The next 5 days in Pattaya were a dream. The beach right in front of the hotel. A 2-minute walking distance. The air clean and crisp. The sky magnificent. A family happy. Kids having the time of their lives.
The beach, the sea, the shore, the coconut trees- do something to me. It makes my heart dance. It makes me spread my arms and embrace them. The breeze has an intoxicating effect on me. It makes me dance. It makes me sing.

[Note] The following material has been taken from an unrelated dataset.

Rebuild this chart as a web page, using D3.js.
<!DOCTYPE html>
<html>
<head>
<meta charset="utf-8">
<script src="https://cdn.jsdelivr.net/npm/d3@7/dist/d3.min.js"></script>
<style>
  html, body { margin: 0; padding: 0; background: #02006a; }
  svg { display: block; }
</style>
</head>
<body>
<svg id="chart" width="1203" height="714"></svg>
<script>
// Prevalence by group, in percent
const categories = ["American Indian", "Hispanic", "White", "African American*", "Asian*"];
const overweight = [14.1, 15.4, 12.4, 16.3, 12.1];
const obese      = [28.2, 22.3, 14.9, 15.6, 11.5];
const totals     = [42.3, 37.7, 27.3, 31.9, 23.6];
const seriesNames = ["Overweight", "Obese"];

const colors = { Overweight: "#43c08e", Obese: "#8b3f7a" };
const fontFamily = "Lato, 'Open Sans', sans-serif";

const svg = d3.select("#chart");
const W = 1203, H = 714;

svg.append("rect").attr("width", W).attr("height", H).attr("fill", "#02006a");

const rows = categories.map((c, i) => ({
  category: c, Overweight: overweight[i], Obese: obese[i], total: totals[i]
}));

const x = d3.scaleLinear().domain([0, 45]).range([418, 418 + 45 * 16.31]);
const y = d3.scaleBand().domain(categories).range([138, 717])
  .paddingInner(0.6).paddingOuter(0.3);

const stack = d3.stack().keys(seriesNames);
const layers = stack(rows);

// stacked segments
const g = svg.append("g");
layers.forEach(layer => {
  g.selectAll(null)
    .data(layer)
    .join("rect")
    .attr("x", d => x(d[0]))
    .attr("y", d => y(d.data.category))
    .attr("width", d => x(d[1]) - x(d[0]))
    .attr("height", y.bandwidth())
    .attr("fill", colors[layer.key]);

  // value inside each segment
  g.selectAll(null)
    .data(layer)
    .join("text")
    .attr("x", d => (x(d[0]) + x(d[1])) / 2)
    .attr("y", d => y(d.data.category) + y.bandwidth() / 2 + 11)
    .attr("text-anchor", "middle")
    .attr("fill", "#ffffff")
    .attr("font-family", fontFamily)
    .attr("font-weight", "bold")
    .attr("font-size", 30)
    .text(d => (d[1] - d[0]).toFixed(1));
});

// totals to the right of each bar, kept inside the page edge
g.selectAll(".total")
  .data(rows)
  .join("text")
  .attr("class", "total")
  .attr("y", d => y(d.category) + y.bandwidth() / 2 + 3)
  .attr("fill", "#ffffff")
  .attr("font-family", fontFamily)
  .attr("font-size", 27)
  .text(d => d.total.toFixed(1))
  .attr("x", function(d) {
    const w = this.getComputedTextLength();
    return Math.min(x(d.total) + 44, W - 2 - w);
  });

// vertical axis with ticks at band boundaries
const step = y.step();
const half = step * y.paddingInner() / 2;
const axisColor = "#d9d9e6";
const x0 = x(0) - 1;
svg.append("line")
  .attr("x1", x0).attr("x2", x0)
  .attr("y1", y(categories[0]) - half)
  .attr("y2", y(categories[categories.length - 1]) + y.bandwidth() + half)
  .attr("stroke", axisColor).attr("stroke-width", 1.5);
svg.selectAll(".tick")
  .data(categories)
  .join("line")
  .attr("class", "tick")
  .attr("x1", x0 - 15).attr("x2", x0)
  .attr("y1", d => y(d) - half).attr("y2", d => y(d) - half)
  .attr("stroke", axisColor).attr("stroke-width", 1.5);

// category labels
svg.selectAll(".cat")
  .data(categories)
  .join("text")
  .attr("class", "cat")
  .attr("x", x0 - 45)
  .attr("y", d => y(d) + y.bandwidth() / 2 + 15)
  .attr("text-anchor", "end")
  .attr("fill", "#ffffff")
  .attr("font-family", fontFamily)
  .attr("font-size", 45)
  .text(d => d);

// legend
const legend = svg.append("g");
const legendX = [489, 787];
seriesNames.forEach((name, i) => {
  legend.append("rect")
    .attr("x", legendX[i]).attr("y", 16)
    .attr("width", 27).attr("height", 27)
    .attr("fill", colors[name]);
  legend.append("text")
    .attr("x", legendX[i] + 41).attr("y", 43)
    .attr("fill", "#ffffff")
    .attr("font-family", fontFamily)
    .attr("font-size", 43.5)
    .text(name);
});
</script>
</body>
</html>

I let my less than shoulder length hair down. It is significant that I mention this since a week later they would start shedding and in another fortnight I would be donning a bald scalp. To shave your head voluntarily is one thing, but when you lose hair in tufts, it is scary. When you wake up in the morning to see a bunch of lifeless hair lying on the pillow, it makes you howl. Except you howl a silent howl in the washroom, at the sink. You raise your head to look into the mirror, softly pull at another part of the hair and they come out in lumps- mercilessly.

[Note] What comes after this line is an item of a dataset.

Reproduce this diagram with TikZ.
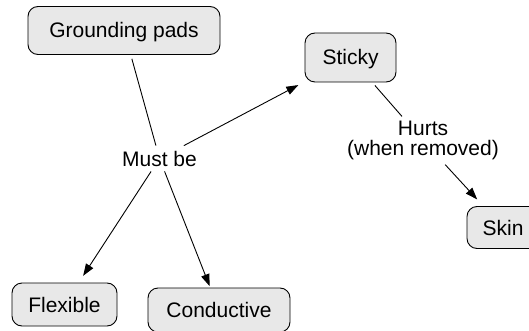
\documentclass[tikz,border=0pt]{standalone}
\usepackage{fontspec}
\setmainfont{Liberation Sans}
\usetikzlibrary{arrows.meta}
\definecolor{boxfill}{RGB}{232,232,232}
\tikzset{
  conceptbox/.style={draw=black, fill=boxfill, line width=0.9pt, rounded corners=10pt,
    font=\fontsize{21}{20}\selectfont, text height=15pt, text depth=0pt, inner sep=0pt},
  linklabel/.style={font=\fontsize{21}{20}\selectfont, align=center, inner xsep=3pt, inner ysep=5pt},
  link/.style={draw=black, line width=0.9pt},
  arr/.style={link, -{Triangle[length=12pt,width=8.5pt]}}
}
\begin{document}
\begin{tikzpicture}[x=1pt,y=-1pt]
\useasboundingbox (0,0) rectangle (529,331);
\node[conceptbox, minimum width=192pt, minimum height=48pt] (gp) at (124,30.5) {Grounding pads};
\node[conceptbox, minimum width=91pt, minimum height=49pt] (sticky) at (350.5,57.5) {Sticky};
\node[conceptbox, minimum width=72pt, minimum height=42pt] (skin) at (503,227.5) {Skin};
\node[conceptbox, minimum width=105pt, minimum height=43pt] (flex) at (64.5,304.5) {Flexible};
\node[conceptbox, minimum width=142pt, minimum height=44pt] (cond) at (219,310) {Conductive};
\node[linklabel] (mustbe) at (159.5,158.5) {Must be};
\node[linklabel, inner ysep=4.5pt] (hurts) at (423,140.5) {Hurts\\(when removed)};
\draw[link, shorten <=4pt] (gp) -- (mustbe);
\draw[arr, shorten >=7pt] (mustbe) -- (sticky);
\draw[arr, shorten >=8pt] (mustbe) -- (flex);
\draw[arr, shorten >=1.5pt] (mustbe) -- (cond);
\draw[link, shorten <=4pt] (sticky) -- (hurts);
\draw[arr, shorten >=9pt] (hurts) -- (skin);
\end{tikzpicture}
\end{document}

However, that would be a week or ten days later. Right now I was in the beachy tourist destination. I couldn’t care less about my mane.
Those 5 days were a miracle. Miracle me. I came to doubt if I was the same person stuck to bed puking into that plastic bin every few minutes, back home. Where was I getting the energy to change clothes twice a day, sit for hours on the beach getting those massages done and getting in and out of the vast ocean that beckoned? The sugar levels seemed to be perfect despite consuming lobsters and prawns morning and night- while in Delhi, even a slight change from the strict menu would make the readings go ballistic.
What No One Tells You About Life Is That Nothing Is Impossible
And this is why I write this post today.
I woke up this morning feeling low. The past few days have been not so great- physically, mentally, and emotionally due to varied reasons. Some have been under my control but most not in my control. The latter makes you feel lousy. The sun disappeared yesterday adding to my sullenness.
I then looked at the photograph on the yellow wall. If you see it carefully, you might notice the hair had started to thin. The skin had dark patches because of the toxic chemo medicine. But also notice the happiness on our faces. If I had not told you the story behind this snap, you would think it to be just another holiday photograph.
Truly, It Is All In The Mind
5 days of no nausea or weakness- of pure laughter, fun, good food and air and 5 days of lazing and pampering. Of cutting oneself off from anything remotely negative. Of having that perfect one-piece sleep without nightmares for a company. That is what invigorates us, no? Had it not been for the surprise plan, I would still have been on that bed dreading the next hospital visit.
This photograph. It is what I wake up to each morning. It is my morale booster. My confidence restorer.
On days like today, when many things do not seem to be going right, I look at it and repeat what Rahul always says, and what no one tells you about life is that nothing is impossible and….
Do you have a photograph with a story behind it? Share it here for others to get motivated.
Most of all, I wish that those medics across the globe are sincerely looking for a sure cure for Myasthenia Gravis.